Modeling and Optimization of Multi-functional Ammonia Slip Catalysts for Diesel Exhaust Aftertreatment

Abstract

Ammonia slip catalysts (ASC) are used downstream of the NH3-selective catalytic NOx reduction (SCR) system, to minimize ammonia slip from transport sector SCR units. The ASC may consist of an SCR active layer for NOx control, a layer with oxidation functionality for ammonia conversion, or a combination thereof, either as individual layers or as a single mixed layer. Mathematical models of such systems involve flow and mass transfer in the monolithic channels as well as coupled reaction/diffusion processes in the catalytic layers.

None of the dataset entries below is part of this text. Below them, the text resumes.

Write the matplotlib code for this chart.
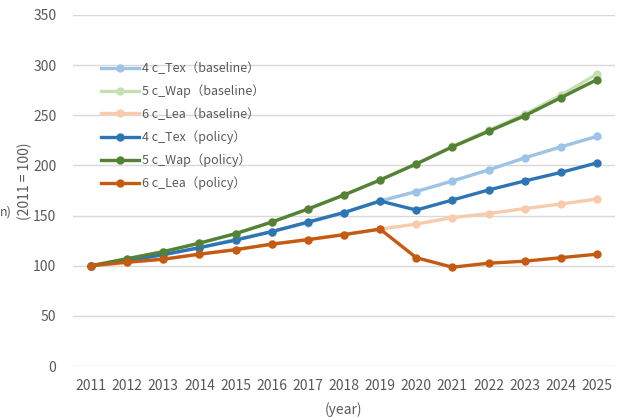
import matplotlib.pyplot as plt

plt.rcParams['font.family'] = ['Noto Sans CJK SC', 'DejaVu Sans']

years = list(range(2011, 2026))

tex_baseline = [100, 105, 111, 118, 126, 134, 143, 153, 164.5, 174, 184.5, 195.5, 207.5, 218.5, 229]
wap_baseline = [100, 107, 114, 122.5, 132, 143.5, 156.5, 170.5, 185.5, 201.5, 219, 235, 251, 270, 291]
lea_baseline = [100, 103.5, 106.5, 111.5, 116, 121.5, 126, 131, 136.5, 141.5, 148, 152, 157, 161.5, 166.5]
tex_policy = [100, 105, 111, 118, 125.5, 134, 143.5, 153, 164.5, 155.5, 165.5, 175.5, 184.5, 193, 202.5]
wap_policy = [100, 107, 114, 122.5, 132, 143.5, 156.5, 170.5, 185.5, 201.5, 218.5, 234, 249.5, 267.5, 285.5]
lea_policy = [100, 103.5, 106.5, 111.5, 116, 121.5, 126, 131, 136.5, 108, 98.5, 102.5, 104.5, 108, 111.5]

series = [
    ("4 c_Tex（baseline）", tex_baseline, "#9DC3E6"),
    ("5 c_Wap（baseline）", wap_baseline, "#C5E0B4"),
    ("6 c_Lea（baseline）", lea_baseline, "#F8CBAD"),
    ("4 c_Tex（policy）", tex_policy, "#2E75B6"),
    ("5 c_Wap（policy）", wap_policy, "#548235"),
    ("6 c_Lea（policy）", lea_policy, "#C55A11"),
]

fig = plt.figure(figsize=(6.23, 4.18), dpi=100)
ax = fig.add_axes([73 / 623, 1 - 366 / 418, 542 / 623, 351 / 418])

for label, values, color in series:
    ax.plot(years, values, color=color, linewidth=2.4, marker="o",
            markersize=5, label=label)

ax.set_xlim(2010.5, 2025.5)
ax.set_ylim(0, 350)
ax.set_yticks(range(0, 351, 50))
ax.set_xticks(years)
ax.tick_params(length=0, labelsize=10, colors="#595959")
ax.tick_params(axis="x", pad=9)
ax.tick_params(axis="y", pad=12)
ax.grid(axis="y", color="#D9D9D9", linewidth=1)
ax.set_axisbelow(True)
for s in ax.spines.values():
    s.set_visible(False)

ax.set_xlabel("(year)", fontsize=10, color="#595959", labelpad=7)
ax.set_ylabel("(2011 = 100)", fontsize=10, color="#595959")
ax.yaxis.set_label_coords(-0.075, 0.525)
# only the tail of the unit label is visible in the reference
fig.text(0, 1 - 212 / 418, "n)", ha="left", va="center",
         fontsize=9, color="#595959")

ax.legend(loc="upper left", bbox_to_anchor=(0.03, 0.897), frameon=False,
          fontsize=9, handlelength=3.1, handletextpad=0.2,
          labelspacing=0.75, labelcolor="#595959")

fig.savefig("out.png", dpi=100)
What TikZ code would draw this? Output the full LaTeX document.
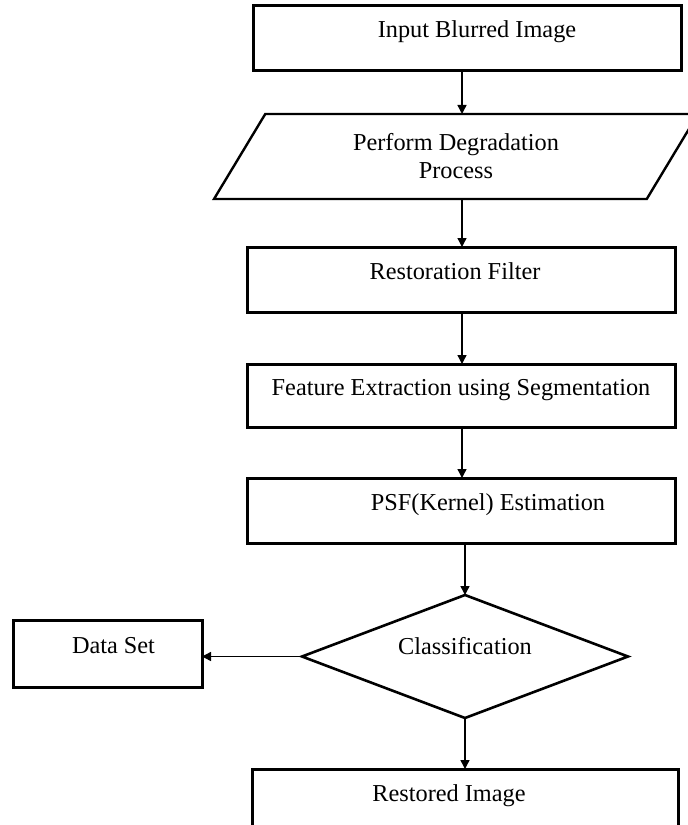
\documentclass[tikz,border=0pt]{standalone}
\usepackage{fontspec}
\setmainfont{Liberation Serif}
\usetikzlibrary{arrows.meta, shapes.geometric, positioning}

\begin{document}
\begin{tikzpicture}[% styles used in the flow chart
         x = 0.5pt, y = -0.5pt,
         > = {Triangle[length=4.5pt, width=4.5pt]},
      font = \fontsize{12.15pt}{14pt}\selectfont,
box/.style = {draw, line width=1.5pt, rectangle,
              minimum width=214pt, minimum height=32.5pt,
              inner sep=0pt, outer sep=0pt,
              text height=9pt, text depth=9pt},
 io/.style = {draw, line width=1.2pt, trapezium,
              trapezium left angle=41.5, trapezium right angle=138.5,
              trapezium stretches body,
              minimum width=242pt, minimum height=42.5pt,
              inner sep=0pt, outer sep=0pt, align=center},
dec/.style = {draw, line width=1.3pt, diamond, aspect=2.65,
              minimum width=163pt, minimum height=61.5pt,
              inner sep=0pt, outer sep=0pt,
              text height=8pt, text depth=10.5pt},
arr/.style = {->, line width=0.7pt}
                        ]
	\useasboundingbox (0,0) rectangle (688,825);

	% main column
	\node[box] (inp) at (467,37.5) {\hspace*{10pt}Input Blurred Image};
	\node[io]  (deg) at (456,156.5) {Perform Degradation\\Process};
	\node[box] (res) at (461,279.5) {Restoration Filter\hspace*{6pt}};
	\node[box, minimum height=31.5pt] (feat) at (461,395.5) {Feature Extraction using Segmentation};
	\node[box] (psf) at (461,510.5) {\hspace*{27pt}PSF(Kernel) Estimation};
	\node[dec] (cls) at (465,656.5) {Classification};
	\node[box, minimum width=213pt] (out) at (465,801.5) {Restored Image\hspace*{16pt}};

	% side box
	\node[box, minimum width=94.5pt, minimum height=33.5pt] (data) at (107.5,653.5) {\hspace*{6pt}Data Set};

	% arrows
	\coordinate (spine) at (462,0);
	\draw[arr] (spine |- inp.south)  -- (spine |- deg.north);
	\draw[arr] (spine |- deg.south)  -- (spine |- res.north);
	\draw[arr] (spine |- res.south)  -- (spine |- feat.north);
	\draw[arr] (spine |- feat.south) -- (spine |- psf.north);
	\draw[arr] (cls.north |- psf.south) -- (cls.north);
	\draw[arr] (cls.west) -- (data.east |- cls.west);
	\draw[arr] (cls.south) -- (cls.south |- out.north);
\end{tikzpicture}
\end{document}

In this work, we develop a single-channel 1D-1D (pseudo 2D) steady-state tank-in-series mathematical model for monolithic ammonia slip catalysts with up to two layers. Kinetics of relevant reactions over the Cu-Beta zeolite and the Pt/TiO2 layer, including SCR, ammonia oxidation, and the formation of N2O, were derived based on an extensive flow reactor study. The model was validated based on experiments using four different small-scale ASC monoliths, showing good agreement between the model predictions and the experimental results. Comparison of ten ASC configurations for the oxidation of 200 ppm NH3 at 300 °C shows that configurations with a pure layer of NH3 oxidation catalyst generate undesirable high N2O and NOx levels. The best ASC configurations feature fast diffusion in the catalytic layers (a high effective diffusion coefficient), a thin top layer loading with some ammonia oxidation catalyst, and a mixed layer of ammonia oxidation catalyst and the SCR catalyst to limit the formation of N2O and NOx.